Abandonner la gauche : la stratégie (critiquée) de Yannick Jadot pour les européennes

Un positionnement ni à gauche, ni à droite, mais « centrale» … à l’occasion des européennes, Yannick Jadot et EELV engagent l’écologie française sur la voie du « pragmatisme »

Yannick Jadot a mis son gilet de sauvetage en cas de campagne mouvementée.

Leurs détracteurs diront qu’une fois encore, les écolos se tirent une balle dans le pied. Une interview au Point de Yannick Jadot, publiée vendredi, a créé une petite tempête au sein de la gauche cette semaine. Interrogé sur la question des coalitions au sein du Parlement européen, le candidat Europe Écologie Les Verts n’a pas exclu de faire alliance avec la droite (PPE), les libéraux de l’ALDE et le PSE (sociaux-démocrates). A certaines « conditions », a-t-il précisé, tout en louant la personnalité « rassembleuse » de Michel Barnier, ancien ministre de Nicolas Sarkozy.

L’intéressé a tenté de rectifier le tir mardi auprès de l’AFP, sans parvenir à éteindre l’incendie. « Yannick Jadot retourne officiellement à ses convictions libérales bien connues des adhérents d’EELV » et à « l’écologie de marché » a dénoncé Jean-Luc Mélenchon sur son blog mardi. Guillaume Balas, bras droit de Hamon à Génération.s. estime lui que « l’écologie est incompatible avec le capitalisme productiviste. Être complaisant avec les droites dans les mots, les rejoindre, n’amèneront que le pire ».

« C’est une stratégie électorale pour draguer les électeurs de Hulot »

« Les écologistes se posent en constructifs. Tout ce qu’on pourra arracher comme avancées sur le climat, contre les lobbys, on prendra. Mais nos critères font qu’il n’y aura pas d’accord avec le PPE », évacue le porte-parole du parti, Julien Bayou. « A Bruxelles, il y a des commissaires imbuvables. Et d’autres qui ne sont pas du même bord mais avec qui on peut discuter, c’est le sens des propos de Yannick sur Michel Barnier », ajoute-t-il, rappelant que les Verts ont leurs candidats à la Commission européenne.

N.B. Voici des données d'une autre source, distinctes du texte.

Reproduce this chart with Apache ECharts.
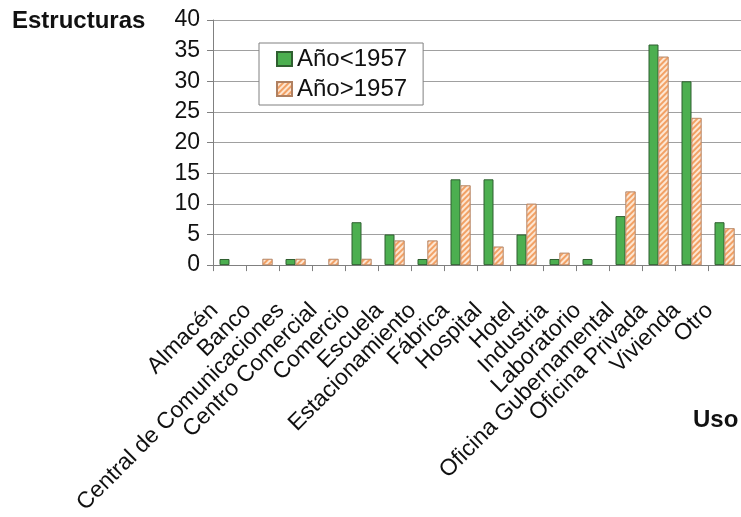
<!DOCTYPE html>
<html>
<head>
<meta charset="utf-8">
<script src="https://cdn.jsdelivr.net/npm/echarts@6/dist/echarts.min.js"></script>
<style>
html,body{margin:0;padding:0;background:#fff;}
#chart{width:741px;height:517px;}
</style>
</head>
<body>
<div id="chart"></div>
<script>
const categories = ['Almacén','Banco','Central de Comunicaciones','Centro Comercial','Comercio','Escuela','Estacionamiento','Fábrica','Hospital','Hotel','Industria','Laboratorio','Oficina Gubernamental','Oficina Privada','Vivienda','Otro'];
const before1957 = [1,0,1,0,7,5,1,14,14,5,1,1,8,36,30,7];
const after1957 = [0,1,1,1,1,4,4,13,3,10,2,0,12,34,24,6];
const yTicks = {min:0, max:40, interval:5};
const seriesNames = ['Año<1957','Año>1957'];
const yTitle = 'Estructuras';
const xTitle = 'Uso';

// zero values are drawn as no bar (as in the reference)
const asBars = arr => arr.map(v => v === 0 ? '-' : v);

const chart = echarts.init(document.getElementById('chart'), null, {renderer:'canvas'});
const font = 'Liberation Sans, Arial, Helvetica, sans-serif';
chart.setOption({
  animation:false,
  backgroundColor:'#fff',
  textStyle:{fontFamily:font},
  title:[
    {text:yTitle, left:12, top:9, padding:0, textStyle:{fontSize:24, fontWeight:'bold', color:'#111', fontFamily:font}},
    {text:xTitle, left:693, top:408, padding:0, textStyle:{fontSize:24, fontWeight:'bold', color:'#111', fontFamily:font}}
  ],
  legend:{
    orient:'vertical', left:259, top:43,
    itemWidth:15, itemHeight:14, itemGap:6,
    padding:[4,16,4,17],
    borderColor:'#808080', borderWidth:1, backgroundColor:'#fff',
    icon:'rect',
    textStyle:{fontSize:24, color:'#111', fontFamily:font},
    data:seriesNames
  },
  grid:{left:213, top:20, width:533, bottom:246, containLabel:false},
  xAxis:{
    type:'category', data:categories, boundaryGap:true,
    axisLine:{lineStyle:{color:'#808080', width:1}},
    axisTick:{show:true, length:6, lineStyle:{color:'#808080'}},
    axisLabel:{interval:0, rotate:45, fontSize:23, color:'#111', margin:27, padding:[0,21,0,0], fontFamily:font}
  },
  yAxis:{
    type:'value', min:yTicks.min, max:yTicks.max, interval:yTicks.interval,
    axisLine:{show:true, lineStyle:{color:'#808080', width:1}},
    axisTick:{show:true, length:6, lineStyle:{color:'#808080'}},
    axisLabel:{fontSize:23, color:'#111', margin:13, fontFamily:font},
    splitLine:{lineStyle:{color:'#a0a0a0', width:1}}
  },
  series:[
    {name:seriesNames[0], type:'bar', data:asBars(before1957), barWidth:10, barGap:'0%',
     itemStyle:{color:'#4caf50', borderColor:'#2f5f30', borderWidth:1}},
    {name:seriesNames[1], type:'bar', data:asBars(after1957), barWidth:10, barGap:'0%',
     itemStyle:{color:'#fde6d2', borderColor:'#b08060', borderWidth:0.6,
       decal:{symbol:'rect', symbolSize:1, dashArrayX:[1,0], dashArrayY:[2,2], rotation:-Math.PI/4, color:'#f2a165'}}}
  ]
});
</script>
</body>
</html>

Après l’échec de l’alliance à Benoît Hamon pour la présidentielle, Yannick Jadot a cette fois pris la tête d’une liste autonome et refusé toutes les approches d’union de la gauche. « L’écologie ce n’est pas la gauche », a-t-il d’ailleurs plaidé, disant vouloir donner à son mouvement une place « centrale ». Ces propos, ajoutés à ses doux mots pour « la libre entreprise et l’économie de marché » ont suscité la critique jusqu’en interne.

Une stratégie payante ?

« Moi je suis de gauche, je crois encore dans les principes de gauche et je pense que la base d’EELV n’est pas pour l’économie de marché. Il n’y a pas d’écologie sans justice sociale », regrette la sénatrice EELV, Esther Benbassa. « C’est une stratégie électorale, il veut draguer les déçus du macronisme, les ni-ni, les électeurs de Hulot. Mais si nous sommes ni de droite ni de gauche, allons directement chez Macron comme l’a fait monsieur [Pascal] Durand ».

« Notre programme transpire la gauche, mais nous ne voulons pas nous enfermer dans ce terme. Car la social-démocratie a abîmé le mot gauche. On a beaucoup souffert de la confusion entretenue par Hollande, qui a préparé le terrain à Emmanuel Macron », justifie Julien Bayou. « La seule question qui compte est celle de l’écologie ».

EELV vise les 15 % en mai prochain

Au coude à coude avec La France insoumise dans certains sondages, EELV vise les 15 % en mai prochain et espère rattraper Les Républicains. Un signe que « l’écologie pragmatique » est la bonne stratégie, selon des cadres du mouvement à l’AFP. Au moins pour les semaines à venir.

« Depuis plusieurs mois, je dis de manière claire que je ne suis pas d’accord avec cette stratégie d’isolement. Elle peut être bénéfique à court terme. Les écolos peuvent faire un bon score aux Européennes, mais ce sera une victoire à la Pyrrhus », estime l’ancien eurodéputé écolo, Noël Mamère. « J’ai tenté de faciliter l’union de la gauche, mais Yannick Jadot campait sur sa volonté de partir seul. C’est de l’ordre du gâchis et du suicide pour le futur ».